## WHAT THIS TASK INVOLVES
Take the listing from its first line through the line that contains "60, 70, 80];" and please retype those lines exactly, leaving out the pictures.

————————

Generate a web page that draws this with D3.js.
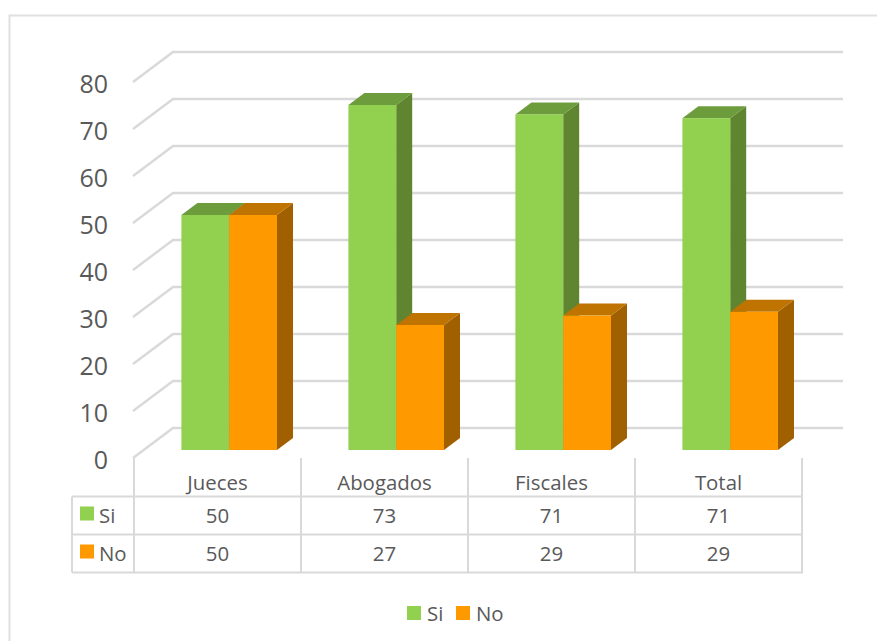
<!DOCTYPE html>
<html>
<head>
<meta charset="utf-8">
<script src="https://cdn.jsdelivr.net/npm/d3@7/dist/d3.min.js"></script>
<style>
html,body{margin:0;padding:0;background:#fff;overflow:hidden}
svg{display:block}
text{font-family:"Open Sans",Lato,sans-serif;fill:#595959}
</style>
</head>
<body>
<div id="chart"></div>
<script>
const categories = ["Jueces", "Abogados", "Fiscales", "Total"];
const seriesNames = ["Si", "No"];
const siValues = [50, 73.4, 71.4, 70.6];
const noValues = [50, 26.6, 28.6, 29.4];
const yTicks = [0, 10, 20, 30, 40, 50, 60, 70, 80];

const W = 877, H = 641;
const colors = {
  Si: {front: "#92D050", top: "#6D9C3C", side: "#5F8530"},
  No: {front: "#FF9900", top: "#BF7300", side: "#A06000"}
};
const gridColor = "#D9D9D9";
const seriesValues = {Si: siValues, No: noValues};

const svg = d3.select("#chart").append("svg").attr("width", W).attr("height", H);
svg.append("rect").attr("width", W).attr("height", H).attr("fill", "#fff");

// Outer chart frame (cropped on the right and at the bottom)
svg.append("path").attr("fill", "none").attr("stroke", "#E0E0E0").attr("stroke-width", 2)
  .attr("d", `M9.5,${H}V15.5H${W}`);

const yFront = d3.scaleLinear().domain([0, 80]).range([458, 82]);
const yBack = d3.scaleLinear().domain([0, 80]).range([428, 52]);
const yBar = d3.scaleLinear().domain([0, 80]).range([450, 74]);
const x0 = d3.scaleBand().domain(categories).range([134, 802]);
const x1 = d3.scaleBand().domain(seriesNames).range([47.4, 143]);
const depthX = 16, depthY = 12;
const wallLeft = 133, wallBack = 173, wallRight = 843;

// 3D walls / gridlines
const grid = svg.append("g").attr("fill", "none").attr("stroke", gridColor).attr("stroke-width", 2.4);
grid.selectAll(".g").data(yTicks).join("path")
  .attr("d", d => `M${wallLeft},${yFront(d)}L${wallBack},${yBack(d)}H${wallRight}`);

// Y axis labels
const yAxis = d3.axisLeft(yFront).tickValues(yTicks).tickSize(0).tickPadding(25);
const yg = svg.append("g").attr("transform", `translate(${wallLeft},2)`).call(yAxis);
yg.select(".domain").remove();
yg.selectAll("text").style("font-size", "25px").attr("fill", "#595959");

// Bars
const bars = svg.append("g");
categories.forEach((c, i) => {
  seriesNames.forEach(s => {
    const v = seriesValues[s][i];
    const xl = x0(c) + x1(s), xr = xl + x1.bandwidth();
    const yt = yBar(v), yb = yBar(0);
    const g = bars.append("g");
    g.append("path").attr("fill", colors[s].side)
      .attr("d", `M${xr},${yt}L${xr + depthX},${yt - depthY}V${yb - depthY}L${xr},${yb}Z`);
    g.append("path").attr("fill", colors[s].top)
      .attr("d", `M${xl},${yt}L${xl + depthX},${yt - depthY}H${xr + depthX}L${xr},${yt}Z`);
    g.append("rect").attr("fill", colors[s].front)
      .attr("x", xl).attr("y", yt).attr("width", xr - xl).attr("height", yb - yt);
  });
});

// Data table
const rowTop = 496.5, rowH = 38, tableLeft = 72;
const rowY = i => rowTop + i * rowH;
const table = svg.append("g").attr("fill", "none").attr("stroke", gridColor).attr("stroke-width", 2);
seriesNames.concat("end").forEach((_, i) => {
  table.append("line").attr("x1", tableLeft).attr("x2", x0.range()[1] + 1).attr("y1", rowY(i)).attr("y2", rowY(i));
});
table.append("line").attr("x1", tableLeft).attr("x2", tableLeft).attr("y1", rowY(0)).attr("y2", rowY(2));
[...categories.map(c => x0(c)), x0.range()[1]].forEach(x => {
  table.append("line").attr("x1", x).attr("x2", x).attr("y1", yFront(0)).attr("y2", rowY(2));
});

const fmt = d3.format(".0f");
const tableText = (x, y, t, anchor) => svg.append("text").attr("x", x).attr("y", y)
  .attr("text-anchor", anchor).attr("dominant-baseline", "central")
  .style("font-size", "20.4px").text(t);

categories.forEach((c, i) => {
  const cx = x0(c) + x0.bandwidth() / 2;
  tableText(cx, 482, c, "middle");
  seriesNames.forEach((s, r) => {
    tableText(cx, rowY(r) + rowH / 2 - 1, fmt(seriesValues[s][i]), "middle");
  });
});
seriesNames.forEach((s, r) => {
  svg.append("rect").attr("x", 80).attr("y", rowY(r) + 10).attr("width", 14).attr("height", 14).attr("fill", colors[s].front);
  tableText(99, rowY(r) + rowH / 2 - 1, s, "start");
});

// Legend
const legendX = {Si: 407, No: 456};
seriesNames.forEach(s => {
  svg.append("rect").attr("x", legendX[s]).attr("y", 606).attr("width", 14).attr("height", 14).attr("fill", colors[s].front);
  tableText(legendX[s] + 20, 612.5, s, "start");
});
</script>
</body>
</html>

————————

## EXERCISE ANSWER
Generate a web page that draws this with D3.js.
<!DOCTYPE html>
<html>
<head>
<meta charset="utf-8">
<script src="https://cdn.jsdelivr.net/npm/d3@7/dist/d3.min.js"></script>
<style>
html,body{margin:0;padding:0;background:#fff;overflow:hidden}
svg{display:block}
text{font-family:"Open Sans",Lato,sans-serif;fill:#595959}
</style>
</head>
<body>
<div id="chart"></div>
<script>
const categories = ["Jueces", "Abogados", "Fiscales", "Total"];
const seriesNames = ["Si", "No"];
const siValues = [50, 73.4, 71.4, 70.6];
const noValues = [50, 26.6, 28.6, 29.4];
const yTicks = [0, 10, 20, 30, 40, 50, 60, 70, 80];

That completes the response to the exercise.